TASK OBJECTIVE:
Copy out every line of the data exactly.

════

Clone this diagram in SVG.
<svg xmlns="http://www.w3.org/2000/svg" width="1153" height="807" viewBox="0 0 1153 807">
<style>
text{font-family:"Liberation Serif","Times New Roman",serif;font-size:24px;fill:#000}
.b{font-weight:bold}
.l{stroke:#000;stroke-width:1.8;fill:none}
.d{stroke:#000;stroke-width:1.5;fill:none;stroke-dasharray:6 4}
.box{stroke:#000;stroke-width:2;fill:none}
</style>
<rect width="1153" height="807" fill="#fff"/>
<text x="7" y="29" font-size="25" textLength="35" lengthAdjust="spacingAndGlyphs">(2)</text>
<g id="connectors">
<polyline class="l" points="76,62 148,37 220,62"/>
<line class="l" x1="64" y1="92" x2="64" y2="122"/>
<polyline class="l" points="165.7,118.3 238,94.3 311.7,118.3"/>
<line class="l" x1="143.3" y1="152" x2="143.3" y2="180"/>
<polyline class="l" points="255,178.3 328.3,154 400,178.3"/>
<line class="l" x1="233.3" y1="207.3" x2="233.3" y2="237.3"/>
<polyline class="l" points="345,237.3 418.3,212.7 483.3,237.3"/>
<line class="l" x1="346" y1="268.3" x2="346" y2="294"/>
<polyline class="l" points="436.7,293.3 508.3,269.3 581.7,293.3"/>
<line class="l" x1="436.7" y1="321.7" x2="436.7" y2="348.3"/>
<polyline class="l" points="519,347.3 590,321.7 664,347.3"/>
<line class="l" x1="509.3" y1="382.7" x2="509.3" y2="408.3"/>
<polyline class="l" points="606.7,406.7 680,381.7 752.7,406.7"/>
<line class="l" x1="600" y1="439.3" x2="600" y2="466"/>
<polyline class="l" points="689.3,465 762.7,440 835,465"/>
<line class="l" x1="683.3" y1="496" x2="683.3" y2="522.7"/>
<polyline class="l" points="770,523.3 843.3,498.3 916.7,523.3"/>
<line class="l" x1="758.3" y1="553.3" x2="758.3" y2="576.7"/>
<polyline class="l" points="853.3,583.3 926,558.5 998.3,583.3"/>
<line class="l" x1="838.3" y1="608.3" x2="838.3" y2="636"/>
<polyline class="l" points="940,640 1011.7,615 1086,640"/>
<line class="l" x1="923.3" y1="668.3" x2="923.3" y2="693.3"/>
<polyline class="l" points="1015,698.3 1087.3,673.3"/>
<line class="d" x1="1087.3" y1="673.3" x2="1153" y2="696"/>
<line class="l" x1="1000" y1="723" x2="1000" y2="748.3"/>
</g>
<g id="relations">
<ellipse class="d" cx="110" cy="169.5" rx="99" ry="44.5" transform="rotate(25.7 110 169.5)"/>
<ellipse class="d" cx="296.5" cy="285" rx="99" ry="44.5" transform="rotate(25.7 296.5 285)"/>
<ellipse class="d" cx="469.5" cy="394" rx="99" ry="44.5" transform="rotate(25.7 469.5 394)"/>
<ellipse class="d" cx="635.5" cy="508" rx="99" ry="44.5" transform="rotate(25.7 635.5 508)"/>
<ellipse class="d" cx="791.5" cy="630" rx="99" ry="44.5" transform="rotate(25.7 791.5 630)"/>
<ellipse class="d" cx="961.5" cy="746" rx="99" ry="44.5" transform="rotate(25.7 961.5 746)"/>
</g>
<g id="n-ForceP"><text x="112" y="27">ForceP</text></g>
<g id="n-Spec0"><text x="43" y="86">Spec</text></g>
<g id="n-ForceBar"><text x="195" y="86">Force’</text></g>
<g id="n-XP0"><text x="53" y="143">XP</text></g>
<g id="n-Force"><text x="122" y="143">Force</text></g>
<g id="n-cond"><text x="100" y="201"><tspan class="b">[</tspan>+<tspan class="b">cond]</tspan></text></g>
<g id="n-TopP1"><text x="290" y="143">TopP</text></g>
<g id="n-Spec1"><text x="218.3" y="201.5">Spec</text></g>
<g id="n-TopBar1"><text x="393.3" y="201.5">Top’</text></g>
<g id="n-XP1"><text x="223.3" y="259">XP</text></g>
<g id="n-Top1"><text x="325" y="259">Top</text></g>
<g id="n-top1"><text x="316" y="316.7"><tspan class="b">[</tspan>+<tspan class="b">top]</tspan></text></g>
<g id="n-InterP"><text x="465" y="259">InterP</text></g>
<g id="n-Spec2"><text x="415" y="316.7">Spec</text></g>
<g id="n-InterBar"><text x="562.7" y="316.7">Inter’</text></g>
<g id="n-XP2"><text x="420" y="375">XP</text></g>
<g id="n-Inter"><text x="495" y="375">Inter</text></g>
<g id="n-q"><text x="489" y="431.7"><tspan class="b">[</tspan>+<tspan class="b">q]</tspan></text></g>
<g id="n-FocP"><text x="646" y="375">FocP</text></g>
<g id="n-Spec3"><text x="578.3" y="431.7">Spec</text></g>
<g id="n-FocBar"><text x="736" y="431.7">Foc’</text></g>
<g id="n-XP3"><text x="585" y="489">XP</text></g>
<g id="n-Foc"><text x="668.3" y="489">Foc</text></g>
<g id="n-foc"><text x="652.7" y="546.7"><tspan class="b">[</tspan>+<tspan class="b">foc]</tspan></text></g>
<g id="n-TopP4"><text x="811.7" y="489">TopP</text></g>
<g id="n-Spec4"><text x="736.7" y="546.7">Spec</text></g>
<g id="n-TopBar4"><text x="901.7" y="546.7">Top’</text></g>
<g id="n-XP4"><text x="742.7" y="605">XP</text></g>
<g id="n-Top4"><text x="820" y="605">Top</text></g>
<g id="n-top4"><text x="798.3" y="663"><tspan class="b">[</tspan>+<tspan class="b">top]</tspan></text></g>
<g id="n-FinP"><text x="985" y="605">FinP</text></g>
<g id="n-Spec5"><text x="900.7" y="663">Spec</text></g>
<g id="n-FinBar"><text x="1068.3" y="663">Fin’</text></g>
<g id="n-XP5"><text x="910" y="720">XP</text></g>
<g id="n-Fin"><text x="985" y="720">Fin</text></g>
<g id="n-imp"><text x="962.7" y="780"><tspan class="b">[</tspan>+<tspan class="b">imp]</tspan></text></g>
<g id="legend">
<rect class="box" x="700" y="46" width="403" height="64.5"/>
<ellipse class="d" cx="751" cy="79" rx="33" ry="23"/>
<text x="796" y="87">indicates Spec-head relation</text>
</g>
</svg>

════

EXERCISE SOLUTION:
Clone this diagram in SVG.
<svg xmlns="http://www.w3.org/2000/svg" width="1153" height="807" viewBox="0 0 1153 807">
<style>
text{font-family:"Liberation Serif","Times New Roman",serif;font-size:24px;fill:#000}
.b{font-weight:bold}
.l{stroke:#000;stroke-width:1.8;fill:none}
.d{stroke:#000;stroke-width:1.5;fill:none;stroke-dasharray:6 4}
.box{stroke:#000;stroke-width:2;fill:none}
</style>
<rect width="1153" height="807" fill="#fff"/>
<text x="7" y="29" font-size="25" textLength="35" lengthAdjust="spacingAndGlyphs">(2)</text>
<g id="connectors">
<polyline class="l" points="76,62 148,37 220,62"/>
<line class="l" x1="64" y1="92" x2="64" y2="122"/>
<polyline class="l" points="165.7,118.3 238,94.3 311.7,118.3"/>
<line class="l" x1="143.3" y1="152" x2="143.3" y2="180"/>
<polyline class="l" points="255,178.3 328.3,154 400,178.3"/>
<line class="l" x1="233.3" y1="207.3" x2="233.3" y2="237.3"/>
<polyline class="l" points="345,237.3 418.3,212.7 483.3,237.3"/>
<line class="l" x1="346" y1="268.3" x2="346" y2="294"/>
<polyline class="l" points="436.7,293.3 508.3,269.3 581.7,293.3"/>
<line class="l" x1="436.7" y1="321.7" x2="436.7" y2="348.3"/>
<polyline class="l" points="519,347.3 590,321.7 664,347.3"/>
<line class="l" x1="509.3" y1="382.7" x2="509.3" y2="408.3"/>
<polyline class="l" points="606.7,406.7 680,381.7 752.7,406.7"/>
<line class="l" x1="600" y1="439.3" x2="600" y2="466"/>
<polyline class="l" points="689.3,465 762.7,440 835,465"/>
<line class="l" x1="683.3" y1="496" x2="683.3" y2="522.7"/>
<polyline class="l" points="770,523.3 843.3,498.3 916.7,523.3"/>
<line class="l" x1="758.3" y1="553.3" x2="758.3" y2="576.7"/>
<polyline class="l" points="853.3,583.3 926,558.5 998.3,583.3"/>
<line class="l" x1="838.3" y1="608.3" x2="838.3" y2="636"/>
<polyline class="l" points="940,640 1011.7,615 1086,640"/>
<line class="l" x1="923.3" y1="668.3" x2="923.3" y2="693.3"/>
<polyline class="l" points="1015,698.3 1087.3,673.3"/>
<line class="d" x1="1087.3" y1="673.3" x2="1153" y2="696"/>
<line class="l" x1="1000" y1="723" x2="1000" y2="748.3"/>
</g>
<g id="relations">
<ellipse class="d" cx="110" cy="169.5" rx="99" ry="44.5" transform="rotate(25.7 110 169.5)"/>
<ellipse class="d" cx="296.5" cy="285" rx="99" ry="44.5" transform="rotate(25.7 296.5 285)"/>
<ellipse class="d" cx="469.5" cy="394" rx="99" ry="44.5" transform="rotate(25.7 469.5 394)"/>
<ellipse class="d" cx="635.5" cy="508" rx="99" ry="44.5" transform="rotate(25.7 635.5 508)"/>
<ellipse class="d" cx="791.5" cy="630" rx="99" ry="44.5" transform="rotate(25.7 791.5 630)"/>
<ellipse class="d" cx="961.5" cy="746" rx="99" ry="44.5" transform="rotate(25.7 961.5 746)"/>
</g>
<g id="n-ForceP"><text x="112" y="27">ForceP</text></g>
<g id="n-Spec0"><text x="43" y="86">Spec</text></g>
<g id="n-ForceBar"><text x="195" y="86">Force’</text></g>
<g id="n-XP0"><text x="53" y="143">XP</text></g>
<g id="n-Force"><text x="122" y="143">Force</text></g>
<g id="n-cond"><text x="100" y="201"><tspan class="b">[</tspan>+<tspan class="b">cond]</tspan></text></g>
<g id="n-TopP1"><text x="290" y="143">TopP</text></g>
<g id="n-Spec1"><text x="218.3" y="201.5">Spec</text></g>
<g id="n-TopBar1"><text x="393.3" y="201.5">Top’</text></g>
<g id="n-XP1"><text x="223.3" y="259">XP</text></g>
<g id="n-Top1"><text x="325" y="259">Top</text></g>
<g id="n-top1"><text x="316" y="316.7"><tspan class="b">[</tspan>+<tspan class="b">top]</tspan></text></g>
<g id="n-InterP"><text x="465" y="259">InterP</text></g>
<g id="n-Spec2"><text x="415" y="316.7">Spec</text></g>
<g id="n-InterBar"><text x="562.7" y="316.7">Inter’</text></g>
<g id="n-XP2"><text x="420" y="375">XP</text></g>
<g id="n-Inter"><text x="495" y="375">Inter</text></g>
<g id="n-q"><text x="489" y="431.7"><tspan class="b">[</tspan>+<tspan class="b">q]</tspan></text></g>
<g id="n-FocP"><text x="646" y="375">FocP</text></g>
<g id="n-Spec3"><text x="578.3" y="431.7">Spec</text></g>
<g id="n-FocBar"><text x="736" y="431.7">Foc’</text></g>
<g id="n-XP3"><text x="585" y="489">XP</text></g>
<g id="n-Foc"><text x="668.3" y="489">Foc</text></g>
<g id="n-foc"><text x="652.7" y="546.7"><tspan class="b">[</tspan>+<tspan class="b">foc]</tspan></text></g>
<g id="n-TopP4"><text x="811.7" y="489">TopP</text></g>
<g id="n-Spec4"><text x="736.7" y="546.7">Spec</text></g>
<g id="n-TopBar4"><text x="901.7" y="546.7">Top’</text></g>
<g id="n-XP4"><text x="742.7" y="605">XP</text></g>
<g id="n-Top4"><text x="820" y="605">Top</text></g>
<g id="n-top4"><text x="798.3" y="663"><tspan class="b">[</tspan>+<tspan class="b">top]</tspan></text></g>
<g id="n-FinP"><text x="985" y="605">FinP</text></g>
<g id="n-Spec5"><text x="900.7" y="663">Spec</text></g>
<g id="n-FinBar"><text x="1068.3" y="663">Fin’</text></g>
<g id="n-XP5"><text x="910" y="720">XP</text></g>
<g id="n-Fin"><text x="985" y="720">Fin</text></g>
<g id="n-imp"><text x="962.7" y="780"><tspan class="b">[</tspan>+<tspan class="b">imp]</tspan></text></g>
<g id="legend">
<rect class="box" x="700" y="46" width="403" height="64.5"/>
<ellipse class="d" cx="751" cy="79" rx="33" ry="23"/>
<text x="796" y="87">indicates Spec-head relation</text>
</g>
</svg>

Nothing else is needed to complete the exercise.